Begin at the first line of the data and copy each line through the one containing "emissions intensity of", that line included, with no pictures.
— START —
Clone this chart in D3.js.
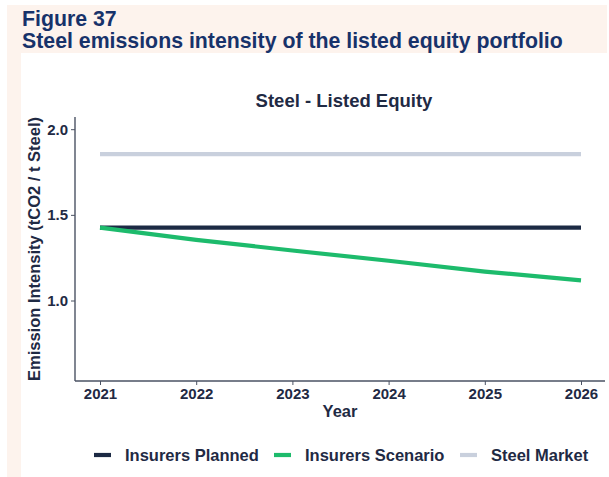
<!DOCTYPE html>
<html>
<head>
<meta charset="utf-8">
<script src="https://cdn.jsdelivr.net/npm/d3@7"></script>
<style>
  html, body { margin: 0; padding: 0; background: #ffffff; }
  svg { display: block; font-family: "Liberation Sans", Arial, sans-serif; }
</style>
</head>
<body>
<svg id="chart" width="609" height="477"></svg>
<script>
// Emission intensity (tCO2 / t steel) by year
const years = [2021, 2022, 2023, 2024, 2025, 2026];
const insurersPlanned = [1.425, 1.425, 1.425, 1.425, 1.425, 1.425];
const insurersScenario = [1.425, 1.354, 1.292, 1.232, 1.169, 1.117];
const steelMarket = [1.855, 1.855, 1.855, 1.855, 1.855, 1.855];
const yTicks = [1.0, 1.5, 2.0];

const seriesNames = ["Insurers Planned", "Insurers Scenario", "Steel Market"];
const seriesValues = [insurersPlanned, insurersScenario, steelMarket];
const seriesColors = ["#1c2a44", "#1dbb6c", "#c9d0dd"];

const svg = d3.select("#chart");
const W = 609, H = 477;

// Peach frame behind the heading and along the left edge
svg.append("rect").attr("x", 7).attr("y", 5).attr("width", W - 9).attr("height", 48).attr("fill", "#fdf3ed");
svg.append("rect").attr("x", 7).attr("y", 5).attr("width", 14).attr("height", H - 5).attr("fill", "#fdf3ed");

// Heading
const heading = svg.append("g").attr("fill", "#17326a").attr("font-weight", "bold").attr("font-size", 21.3);
heading.append("text").attr("x", 22).attr("y", 26).text("Figure 37");
heading.append("text").attr("x", 22).attr("y", 48).text("Steel emissions intensity of the listed equity portfolio");

// Plot area
const plotLeft = 75, plotRight = 605, plotTop = 117, plotBottom = 381;
const x = d3.scaleLinear().domain([2021, 2026]).range([100, 581]);
const y = d3.scaleLinear().domain([1.0, 2.0]).range([300.5, 129.2]);

const textColor = "#1f2a44";
const axisColor = "#4a5263";

svg.append("text")
  .attr("x", 344).attr("y", 107)
  .attr("text-anchor", "middle")
  .attr("font-weight", "bold").attr("font-size", 18.5)
  .attr("fill", textColor)
  .text("Steel - Listed Equity");

// Series lines
const line = d3.line().x((d, i) => x(years[i])).y(d => y(d));
[2, 0, 1].forEach(k => {
  svg.append("path")
    .datum(seriesValues[k])
    .attr("d", line)
    .attr("fill", "none")
    .attr("stroke", seriesColors[k])
    .attr("stroke-width", 4.2)
    .attr("stroke-linejoin", "round");
});

// Axes
const xAxis = svg.append("g").attr("transform", `translate(0,${plotBottom})`)
  .call(d3.axisBottom(x).tickValues(years).tickFormat(d3.format("d")).tickSize(4).tickPadding(3));
const yAxis = svg.append("g").attr("transform", `translate(${plotLeft},0)`)
  .call(d3.axisLeft(y).tickValues(yTicks).tickFormat(d3.format(".1f")).tickSize(4).tickPadding(3));

[xAxis, yAxis].forEach(g => {
  g.select(".domain").remove();
  g.selectAll(".tick line").attr("stroke", axisColor).attr("stroke-width", 1);
  g.selectAll(".tick text").attr("fill", textColor).attr("font-size", 15).attr("font-weight", "bold")
    .attr("font-family", "Liberation Sans, Arial, sans-serif");
});

svg.append("line").attr("x1", plotLeft).attr("x2", plotRight).attr("y1", plotBottom).attr("y2", plotBottom)
  .attr("stroke", axisColor).attr("stroke-width", 1.4);
svg.append("line").attr("x1", plotLeft).attr("x2", plotLeft).attr("y1", plotTop).attr("y2", plotBottom)
  .attr("stroke", axisColor).attr("stroke-width", 1.4);

// Axis titles
svg.append("text")
  .attr("x", 340).attr("y", 417)
  .attr("text-anchor", "middle")
  .attr("font-weight", "bold").attr("font-size", 16.5)
  .attr("fill", textColor)
  .text("Year");

svg.append("text")
  .attr("transform", `translate(40,${(plotTop + plotBottom) / 2}) rotate(-90)`)
  .attr("text-anchor", "middle")
  .attr("font-weight", "bold").attr("font-size", 16.5)
  .attr("fill", textColor)
  .text("Emission Intensity (tCO2 / t Steel)");

// Legend
const legendX = [94, 274, 460];
const legend = svg.append("g");
seriesNames.forEach((name, k) => {
  const g = legend.append("g").attr("transform", `translate(${legendX[k]},455)`);
  g.append("line").attr("x1", 0).attr("x2", 17).attr("y1", 0).attr("y2", 0)
    .attr("stroke", seriesColors[k]).attr("stroke-width", 4.2);
  g.append("text").attr("x", 31).attr("y", 6)
    .attr("font-weight", "bold").attr("font-size", 16.5)
    .attr("fill", textColor)
    .text(name);
});
</script>
</body>
</html>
— END —
## The result
Clone this chart in D3.js.
<!DOCTYPE html>
<html>
<head>
<meta charset="utf-8">
<script src="https://cdn.jsdelivr.net/npm/d3@7"></script>
<style>
  html, body { margin: 0; padding: 0; background: #ffffff; }
  svg { display: block; font-family: "Liberation Sans", Arial, sans-serif; }
</style>
</head>
<body>
<svg id="chart" width="609" height="477"></svg>
<script>
// Emission intensity (tCO2 / t steel) by year
const years = [2021, 2022, 2023, 2024, 2025, 2026];
const insurersPlanned = [1.425, 1.425, 1.425, 1.425, 1.425, 1.425];
const insurersScenario = [1.425, 1.354, 1.292, 1.232, 1.169, 1.117];
const steelMarket = [1.855, 1.855, 1.855, 1.855, 1.855, 1.855];
const yTicks = [1.0, 1.5, 2.0];

const seriesNames = ["Insurers Planned", "Insurers Scenario", "Steel Market"];
const seriesValues = [insurersPlanned, insurersScenario, steelMarket];
const seriesColors = ["#1c2a44", "#1dbb6c", "#c9d0dd"];

const svg = d3.select("#chart");
const W = 609, H = 477;

// Peach frame behind the heading and along the left edge
svg.append("rect").attr("x", 7).attr("y", 5).attr("width", W - 9).attr("height", 48).attr("fill", "#fdf3ed");
svg.append("rect").attr("x", 7).attr("y", 5).attr("width", 14).attr("height", H - 5).attr("fill", "#fdf3ed");

// Heading
const heading = svg.append("g").attr("fill", "#17326a").attr("font-weight", "bold").attr("font-size", 21.3);
heading.append("text").attr("x", 22).attr("y", 26).text("Figure 37");
heading.append("text").attr("x", 22).attr("y", 48).text("Steel emissions intensity of the listed equity portfolio");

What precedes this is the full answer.